April 21, 2022
Elise Hinkle was born and brought up in Sudbury, Massachusetts. After receiving her bachelor of science degree in mathematical physics from Brown University in 2019, she took a gap year from June 2019 to June 2020 and spent time working in the Compact Muon Solenoid (CMS) group at Brown University with Professors Meenakshi Narain and Ulrich Heintz.
This is her second year at UChicago pursuing graduate studies in physics and working with Professor Ed Blucher. She is a member of the Deep Underground Neutrino Experiment (DUNE) Collaboration. She explained, “We study small, neutral, elementary particles called neutrinos using Liquid Argon Time Projection Chamber (LArTPC) technology. The measurements we’re looking to make have implications for questions such as, ‘Why is there more matter than antimatter in the universe?’” We interviewed Elise about her experiences below.
Why did you choose the University of Chicago?
I was initially attracted to UChicago because of the many professors here who work on interesting research in experimental particle physics. I was also excited at the idea of living in a big city while being close to Fermilab, the site of many neutrino experiments that I was interested in working on. When I visited UChicago, I was further enticed by the welcoming nature of people I met from the department. Also, all the graduate students I spoke with seemed happy and not overworked.
Please describe something you are proud of accomplishing at UChicago.
Physics PhD students must complete an experimental requirement, either by taking a class or completing a project with a professor, to advance to candidacy. I chose to complete a project with Professor Sergei Nagaitsev in which we worked to implement a laser inclinometer device to measure micro-seismic ground motion and correct for any resulting instability in instrumentation used for physics experiments.
This project was very different from research I’d done previously, and pandemic restrictions introduced additional challenges. While I ultimately decided to do my thesis work in another research area, this project was extremely gratifying and informs how I go about research in my chosen field. I am proud of myself for pushing out of my comfort zone with this project and trying something new.
What’s something you love to do outside of the classroom and lab?
Move! Being active has always been an essential and grounding part of my life. I played soccer and ran track in high school, and I played rugby for my university team. Post-college, I’ve played some pick-up and intramural soccer, but most of my activity has been individual, such as running and weightlifting.
What are your plans post-UChicago?
Currently, I am planning to seek out a postdoctoral research position at a university or national lab. These positions would be stepping stones to an eventual position as a professor at a large research university or a full-time scientist at a national lab. However, if I decide by the end of my PhD that I want to leave academia, I would want to work as a data scientist, possibly in a role focused on sustainability and climate change mitigation and adaptation.
What support have you received at the UChicago that was particularly valuable to you?
Moving to a new city and starting graduate school during a pandemic was, in many ways, a unique experience, but also was one I shared with many other graduate students. While we were not always able to gather in person, being able to connect with other graduate students, especially others who started in 2020, has been an essential part of my experience at UChicago.
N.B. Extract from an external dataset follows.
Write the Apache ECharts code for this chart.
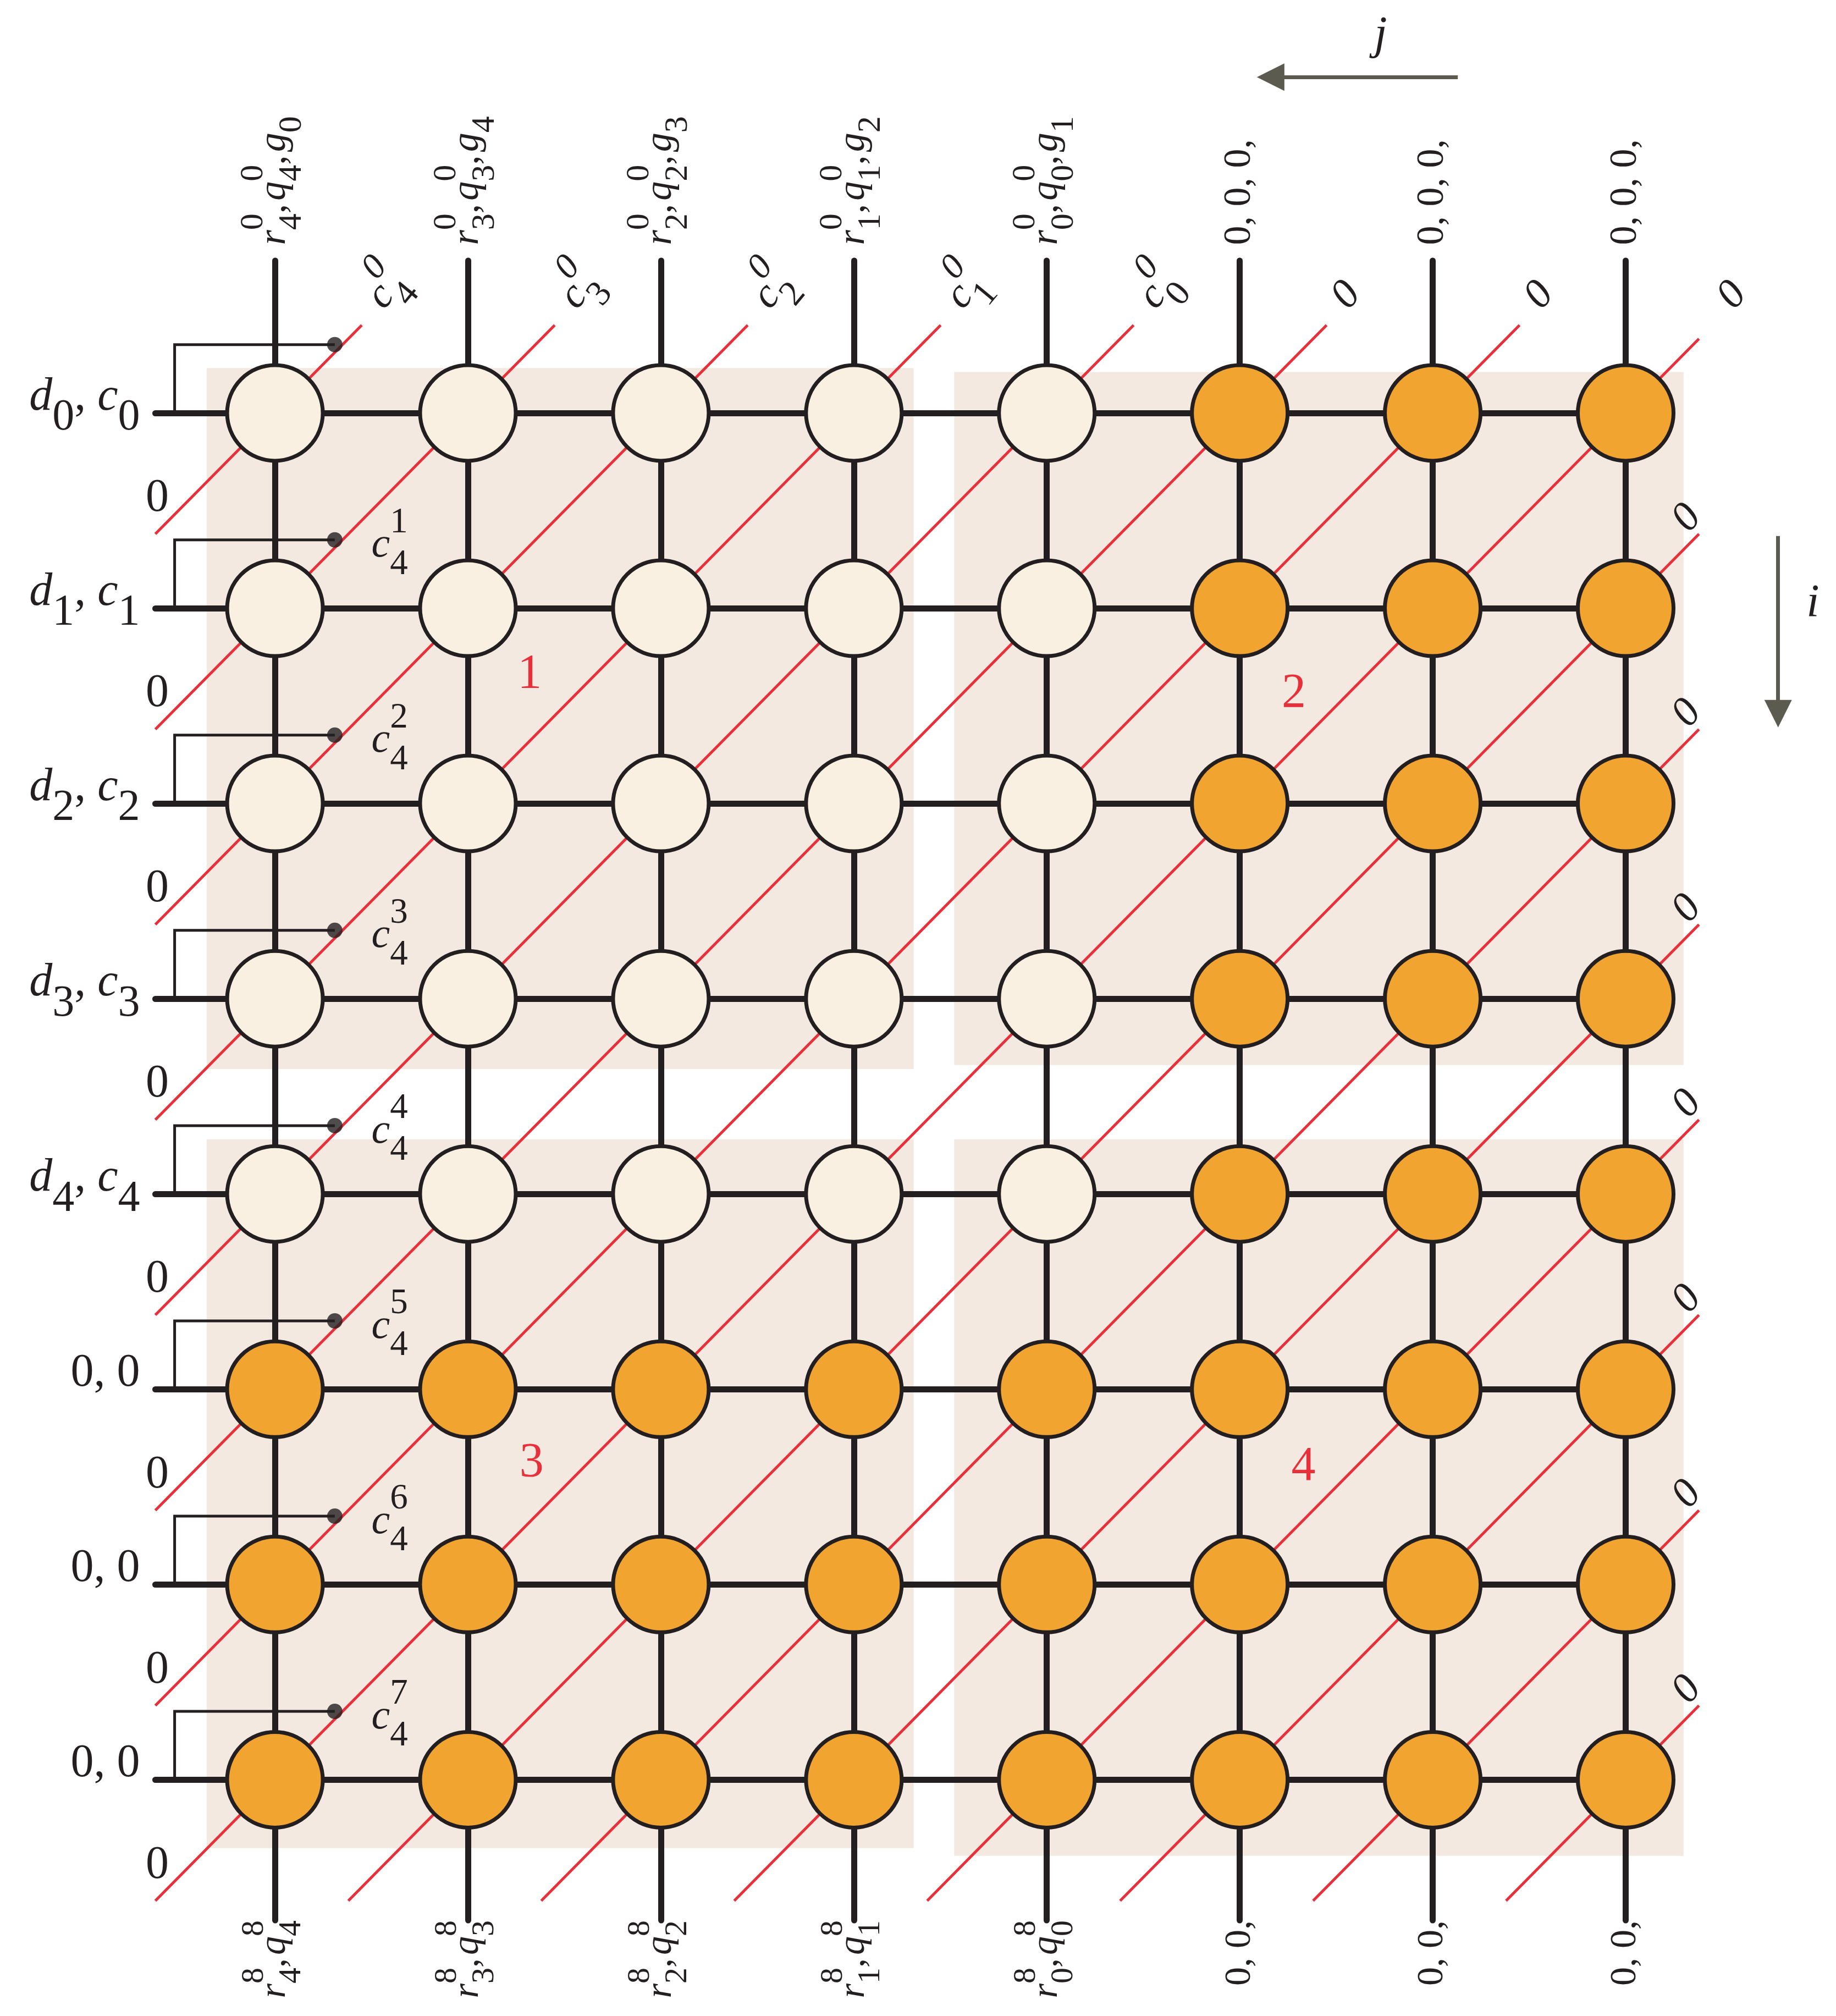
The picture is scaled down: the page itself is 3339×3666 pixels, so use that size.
<!DOCTYPE html>
<html><head><meta charset="utf-8">
<script src="https://cdn.jsdelivr.net/npm/echarts@6/dist/echarts.min.js"></script>
<style>html,body{margin:0;padding:0;background:#fff}#c{width:3339px;height:3666px}</style>
</head><body><div id="c"></div>
<script>
// ---- data ----
const nCols = 8, nRows = 8;
const lightRows = 5, lightCols = 5; // top-left block of light cells
const topLabels = [
  [['r','4','0'],[','],['q','4','0'],[','],['g','0']],
  [['r','3','0'],[','],['q','3','0'],[','],['g','4']],
  [['r','2','0'],[','],['q','2','0'],[','],['g','3']],
  [['r','1','0'],[','],['q','1','0'],[','],['g','2']],
  [['r','0','0'],[','],['q','0','0'],[','],['g','1']],
  [['0, 0, 0,']],[['0, 0, 0,']],[['0, 0, 0,']]
];
const bottomLabels = [
  [['r','4','8'],[','],['q','4','8']],
  [['r','3','8'],[','],['q','3','8']],
  [['r','2','8'],[','],['q','2','8']],
  [['r','1','8'],[','],['q','1','8']],
  [['r','0','8'],[','],['q','0','8']],
  [['0, 0,']],[['0, 0,']],[['0, 0,']]
];
const rowLabels = [
  [['d','0'],[', '],['c','0']],
  [['d','1'],[', '],['c','1']],
  [['d','2'],[', '],['c','2']],
  [['d','3'],[', '],['c','3']],
  [['d','4'],[', '],['c','4']],
  [['0, 0']],[['0, 0']],[['0, 0']]
];
const diagTopLabels = [
  [['c','4','0']],[['c','3','0']],[['c','2','0']],[['c','1','0']],[['c','0','0']],
  [['0']],[['0']],[['0']]
];
const feedbackLabels = ['1','2','3','4','5','6','7']; // c_4^k for rows 1..7
const blockNames = ['1','2','3','4'];

// ---- layout helpers ----
const C = {dark:'#231f20', red:'#e8303a', light:'#faf0e1', orange:'#f2a431', box:'#f4e9e0', arrow:'#5b5b4f'};
const FF = 'Liberation Serif, Times New Roman, serif';
const chart = echarts.init(document.getElementById('c'));

const rectData = [[-0.354,-0.23,3.31,3.36],[3.52,-0.21,7.3,3.34],[-0.354,3.72,3.31,7.35],[3.52,3.72,7.3,7.39]];
const circles = [];
for (let r=0;r<nRows;r++) for (let c=0;c<nCols;c++)
  circles.push({value:[c,r], itemStyle:{color:(r<lightRows&&c<lightCols)?C.light:C.orange}});
const blackLines = [], thinLines = [], dots = [], redLines = [];
for (let c=0;c<nCols;c++) blackLines.push({coords:[[c,-0.78],[c,7.72]]});
for (let r=0;r<nRows;r++){
  blackLines.push({coords:[[-0.62,r],[nCols-1,r]]});
  thinLines.push({coords:[[-0.52,r],[-0.52,r-0.35],[0.31,r-0.35]]});
  dots.push([0.31,r-0.35]);
}
for (let s=0;s<=14;s++){
  let x1=-0.62, y1=s+0.62; if (y1>7.62){y1=7.62;x1=s-7.62;}
  let x2=s+0.45, y2=-0.45; if (x2>7.38){x2=7.38;y2=s-7.38;}
  redLines.push({coords:[[x1,y1],[x2,y2]]});
}

chart.setOption({
  animation:false,
  grid:{left:0,right:0,top:0,bottom:0},
  xAxis:{type:'value',min:-1.425,max:8.09,show:false},
  yAxis:{type:'value',min:-2.115,max:8.21,inverse:true,show:false},
  series:[
    {type:'custom',z:1,silent:true,data:rectData,renderItem:(p,api)=>{
      const a=api.coord([api.value(0),api.value(1)]), b=api.coord([api.value(2),api.value(3)]);
      return {type:'rect',shape:{x:a[0],y:a[1],width:b[0]-a[0],height:b[1]-a[1]},style:{fill:C.box}};
    }},
    {type:'lines',coordinateSystem:'cartesian2d',z:2,data:redLines,lineStyle:{color:C.red,width:5,opacity:1}},
    {type:'lines',coordinateSystem:'cartesian2d',z:3,polyline:true,data:thinLines,lineStyle:{color:C.dark,width:5,opacity:1}},
    {type:'lines',coordinateSystem:'cartesian2d',z:3,data:blackLines,lineStyle:{color:C.dark,width:11,opacity:1,cap:'round'}},
    {type:'lines',coordinateSystem:'cartesian2d',z:3,data:[{coords:[[6.13,-1.72],[5.16,-1.72]]},{coords:[[7.79,0.63],[7.79,1.54]]}],
      symbol:['none','triangle'],symbolSize:[0,50],lineStyle:{color:C.arrow,width:7,opacity:1}},
    {type:'scatter',z:4,data:circles,symbolSize:174,itemStyle:{borderColor:C.dark,borderWidth:7,opacity:1}},
    {type:'scatter',z:5,data:dots,symbolSize:28,itemStyle:{color:C.dark}}
  ]
});

const mctx = document.createElement('canvas').getContext('2d');
function font(size, it){ return (it?'italic ':'')+size+'px '+FF; }
function tw(t,size,it){ mctx.font=font(size,it); return mctx.measureText(t).width; }
function isVar(t){ return /^[a-z]$/.test(t); }
function mathText(parts, o){
  const size=o.size||84, ss=o.ss||Math.round(size*0.85), fill=o.fill||C.dark;
  const items=[]; let x=0;
  parts.forEach(p=>{
    const b=p[0], sub=p[1], sup=p[2];
    const it = o.italic!==undefined ? o.italic : isVar(b);
    items.push({t:b,x:x,y:0,size:size,it:it}); x+=tw(b,size,it)+(b===','?6:0);
    let w=0;
    if (sub!=null){ items.push({t:sub,x:x,y:size*0.45,size:ss,it:false}); w=Math.max(w,tw(sub,ss,false)); }
    if (sup!=null){ const si=o.supItalic||false; items.push({t:sup,x:x,y:-size*0.55,size:ss,it:si}); w=Math.max(w,tw(sup,ss,si)); }
    x+=w;
  });
  const shift = o.align==='right'?-x:(o.align==='center'?-x/2:0);
  return {type:'group',x:o.px[0],y:o.px[1],rotation:o.rotation||0,z:100,
    children:items.map(i=>({type:'text',z:100,x:i.x+shift,y:i.y,style:{text:i.t,fontSize:i.size,fontFamily:FF,fontStyle:i.it?'italic':'normal',fill:fill,align:'left',verticalAlign:'middle'}}))};
}
const P = (x,y)=>chart.convertToPixel({gridIndex:0},[x,y]);
const g=[];
topLabels.forEach((l,c)=>{ const p=P(c,-0.86); g.push(mathText(l,{px:p,rotation:Math.PI/2,align:'left',size:70})); });
bottomLabels.forEach((l,c)=>{ const p=P(c,7.72); g.push(mathText(l,{px:p,rotation:Math.PI/2,align:'right',size:68})); });
rowLabels.forEach((l,r)=>{ const p=P(-0.7,r-0.08); g.push(mathText(l,{px:p,align:'right',size:84,ss:80})); });
for (let s=0;s<8;s++){ const p=P(-0.61,s+0.44); g.push(mathText([['0']],{px:p,align:'center',italic:false})); }
diagTopLabels.forEach((l,s)=>{ const p=P(s+0.52,-0.56);
  g.push(mathText(l,{px:p,rotation:Math.PI*0.28,align:'left',supItalic:true,italic:true,size:76})); });
for (let s=8;s<=14;s++){ const p=P(7.32,s-7.46); g.push(mathText([['0']],{px:p,rotation:Math.PI*0.28,align:'center',italic:true,size:76})); }
feedbackLabels.forEach((k,i)=>{ const r=i+1; const p=P(0.5,r-0.32); g.push(mathText([['c','4',k]],{px:p,align:'left',size:76})); });
[[1.32,1.34],[5.28,1.44],[1.33,5.38],[5.33,5.4]].forEach((q,i)=>{ const p=P(q[0],q[1]);
  g.push(mathText([[blockNames[i]]],{px:p,align:'center',italic:false,fill:C.red,size:88})); });
{ const p=P(5.73,-1.93); g.push(mathText([['j']],{px:p,align:'center'})); }
{ const p=P(7.97,0.98); g.push(mathText([['i']],{px:p,align:'center'})); }
chart.setOption({graphic:g});
</script></body></html>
Despite having our classes over Zoom, my peers in my physics classes and I were able to virtually collaborate on problem sets and offer each other advice on how to navigate various aspects of starting graduate school. As we’ve been able to gather in person more, I’ve felt that this inter-cohort connection has grown even stronger. I’m extremely grateful that we have found a way to create a supportive community despite the physical isolation that defined the beginning of our grad school experience.
If you were speaking to someone who wants to learn about UChicago, what would you tell them?
UChicago is a place full of passionate people doing exciting research in and across a multitude of disciplines. In my experience in the Physical Sciences Division and Department of Physics, there are many resources at all levels (Department, Division, and University) to help graduate students find their place both at the University and after they leave. I also have really enjoyed living in a large city and near a large body of water.
How has your background or experience prepared you to contribute to an environment where diversity and inclusion are valued?
As a queer person living with mental illness, I have personally found it important to see and meet other people with similar identities who have navigated and are navigating spaces where these identities are underrepresented (i.e. academia). This experience has emphasized to me the importance of working towards the diversification of academia while at the same time making the space more hospitable to those of all marginalized and underrepresented backgrounds.
As an undergraduate, I furthered these goals by working to promote community among women and gender minorities in physics through my participation and leadership in our Physics Women in Science and Engineering group. During my gap year, I helped to analyze and showcase data related to gender and nationality in a large experimental collaboration. As a graduate student, I have been a member and am currently a Physics Cluster Representative for the Graduate Recruitment Initiative Team (GRIT). GRIT is run by UChicago graduate students and is devoted to recruitment and retention of students from backgrounds historically underrepresented in STEM. I have also recently joined the Physics Department Equity, Diversity, and Inclusion (EDI) Committee, which is focused on identifying and furthering EDI initiatives within the department.